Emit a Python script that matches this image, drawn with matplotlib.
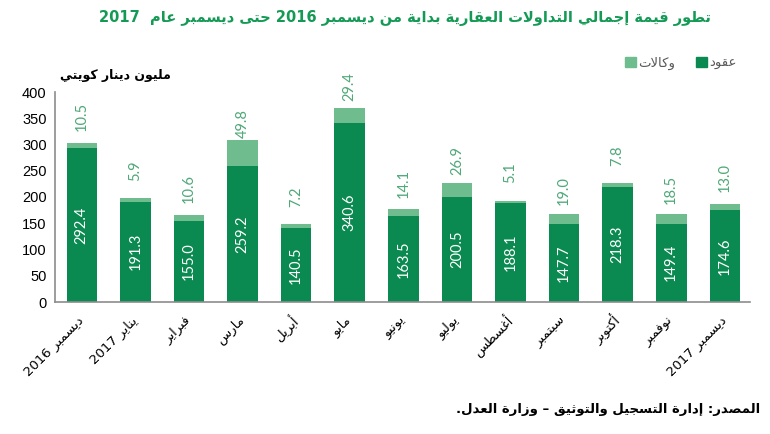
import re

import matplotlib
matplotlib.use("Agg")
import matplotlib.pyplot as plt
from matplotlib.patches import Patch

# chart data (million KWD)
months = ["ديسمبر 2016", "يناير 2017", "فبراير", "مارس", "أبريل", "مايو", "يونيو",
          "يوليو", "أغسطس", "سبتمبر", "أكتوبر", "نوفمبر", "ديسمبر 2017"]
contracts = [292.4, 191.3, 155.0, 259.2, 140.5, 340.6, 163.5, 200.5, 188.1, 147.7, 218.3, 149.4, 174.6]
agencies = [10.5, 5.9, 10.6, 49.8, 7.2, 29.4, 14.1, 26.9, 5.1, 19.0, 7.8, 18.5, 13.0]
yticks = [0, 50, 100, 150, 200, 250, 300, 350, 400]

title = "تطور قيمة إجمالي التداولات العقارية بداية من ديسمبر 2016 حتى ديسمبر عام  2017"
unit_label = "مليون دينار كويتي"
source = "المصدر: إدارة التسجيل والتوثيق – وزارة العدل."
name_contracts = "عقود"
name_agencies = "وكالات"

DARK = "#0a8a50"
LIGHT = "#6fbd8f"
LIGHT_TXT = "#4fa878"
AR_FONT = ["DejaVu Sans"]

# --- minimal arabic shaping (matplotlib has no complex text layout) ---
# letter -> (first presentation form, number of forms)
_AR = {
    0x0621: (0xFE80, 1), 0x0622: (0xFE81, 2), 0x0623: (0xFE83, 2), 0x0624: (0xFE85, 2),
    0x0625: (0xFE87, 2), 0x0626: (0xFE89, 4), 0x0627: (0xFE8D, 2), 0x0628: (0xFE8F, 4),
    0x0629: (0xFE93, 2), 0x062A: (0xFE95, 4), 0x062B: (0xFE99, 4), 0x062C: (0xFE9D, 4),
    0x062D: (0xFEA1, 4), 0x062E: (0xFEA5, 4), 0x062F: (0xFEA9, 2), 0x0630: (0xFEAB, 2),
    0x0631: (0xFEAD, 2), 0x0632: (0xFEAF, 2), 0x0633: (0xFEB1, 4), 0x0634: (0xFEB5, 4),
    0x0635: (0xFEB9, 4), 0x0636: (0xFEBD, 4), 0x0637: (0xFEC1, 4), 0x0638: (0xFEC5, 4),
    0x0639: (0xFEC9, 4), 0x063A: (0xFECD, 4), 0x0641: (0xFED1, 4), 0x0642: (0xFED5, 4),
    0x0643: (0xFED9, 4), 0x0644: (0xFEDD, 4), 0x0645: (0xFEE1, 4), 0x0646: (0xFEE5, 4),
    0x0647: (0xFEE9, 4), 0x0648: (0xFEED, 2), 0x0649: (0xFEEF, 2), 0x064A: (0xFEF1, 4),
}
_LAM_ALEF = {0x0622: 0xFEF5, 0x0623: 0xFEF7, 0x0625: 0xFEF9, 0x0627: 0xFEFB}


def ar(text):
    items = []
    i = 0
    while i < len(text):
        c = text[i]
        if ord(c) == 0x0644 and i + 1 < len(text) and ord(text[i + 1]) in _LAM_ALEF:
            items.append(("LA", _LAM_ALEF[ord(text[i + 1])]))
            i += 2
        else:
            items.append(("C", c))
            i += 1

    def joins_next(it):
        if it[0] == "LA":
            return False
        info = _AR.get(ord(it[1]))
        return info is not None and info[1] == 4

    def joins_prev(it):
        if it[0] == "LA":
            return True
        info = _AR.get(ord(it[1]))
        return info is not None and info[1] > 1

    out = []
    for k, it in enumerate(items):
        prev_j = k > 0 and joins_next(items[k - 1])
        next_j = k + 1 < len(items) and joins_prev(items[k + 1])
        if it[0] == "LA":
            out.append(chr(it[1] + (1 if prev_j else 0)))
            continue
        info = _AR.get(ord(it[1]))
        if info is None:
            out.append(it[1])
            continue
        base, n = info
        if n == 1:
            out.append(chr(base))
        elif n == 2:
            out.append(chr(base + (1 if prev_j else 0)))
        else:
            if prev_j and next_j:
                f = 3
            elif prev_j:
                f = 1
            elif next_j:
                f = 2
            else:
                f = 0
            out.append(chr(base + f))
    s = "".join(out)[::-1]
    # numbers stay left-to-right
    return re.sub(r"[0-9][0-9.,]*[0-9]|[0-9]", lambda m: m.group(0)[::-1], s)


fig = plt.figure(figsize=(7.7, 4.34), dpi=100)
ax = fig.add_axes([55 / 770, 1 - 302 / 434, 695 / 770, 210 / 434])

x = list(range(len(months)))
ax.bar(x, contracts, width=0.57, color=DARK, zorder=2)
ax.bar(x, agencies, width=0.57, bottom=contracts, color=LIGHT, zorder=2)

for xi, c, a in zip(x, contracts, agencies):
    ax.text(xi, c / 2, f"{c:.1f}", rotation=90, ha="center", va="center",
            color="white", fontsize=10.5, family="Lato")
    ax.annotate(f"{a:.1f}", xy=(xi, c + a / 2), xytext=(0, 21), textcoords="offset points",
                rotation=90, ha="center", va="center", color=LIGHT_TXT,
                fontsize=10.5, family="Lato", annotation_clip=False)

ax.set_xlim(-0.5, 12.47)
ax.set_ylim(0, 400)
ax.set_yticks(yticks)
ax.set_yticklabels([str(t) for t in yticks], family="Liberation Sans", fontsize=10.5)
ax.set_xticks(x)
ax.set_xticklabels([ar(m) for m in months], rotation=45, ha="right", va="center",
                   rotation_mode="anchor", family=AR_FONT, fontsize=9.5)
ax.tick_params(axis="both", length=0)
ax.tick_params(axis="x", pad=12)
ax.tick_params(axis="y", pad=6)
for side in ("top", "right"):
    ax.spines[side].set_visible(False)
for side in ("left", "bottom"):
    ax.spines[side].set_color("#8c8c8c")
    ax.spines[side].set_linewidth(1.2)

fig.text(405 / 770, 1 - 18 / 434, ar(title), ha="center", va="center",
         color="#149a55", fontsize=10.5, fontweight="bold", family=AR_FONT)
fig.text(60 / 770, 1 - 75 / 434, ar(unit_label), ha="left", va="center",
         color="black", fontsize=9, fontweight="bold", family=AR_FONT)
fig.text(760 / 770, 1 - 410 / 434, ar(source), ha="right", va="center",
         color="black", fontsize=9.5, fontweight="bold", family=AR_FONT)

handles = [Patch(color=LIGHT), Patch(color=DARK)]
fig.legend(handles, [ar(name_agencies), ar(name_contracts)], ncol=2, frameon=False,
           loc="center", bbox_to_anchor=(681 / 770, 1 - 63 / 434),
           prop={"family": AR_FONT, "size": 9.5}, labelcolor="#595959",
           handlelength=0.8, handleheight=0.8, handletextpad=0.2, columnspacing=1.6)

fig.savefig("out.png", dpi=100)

⁂

▸ AIM OF THE TASK
Review the material and copy each line in which the word "matplotlib" appears.

▸ RESULT FOR THIS EXERCISE
Emit a Python script that matches this image, drawn with matplotlib.
import matplotlib
matplotlib.use("Agg")
import matplotlib.pyplot as plt
from matplotlib.patches import Patch
# --- minimal arabic shaping (matplotlib has no complex text layout) ---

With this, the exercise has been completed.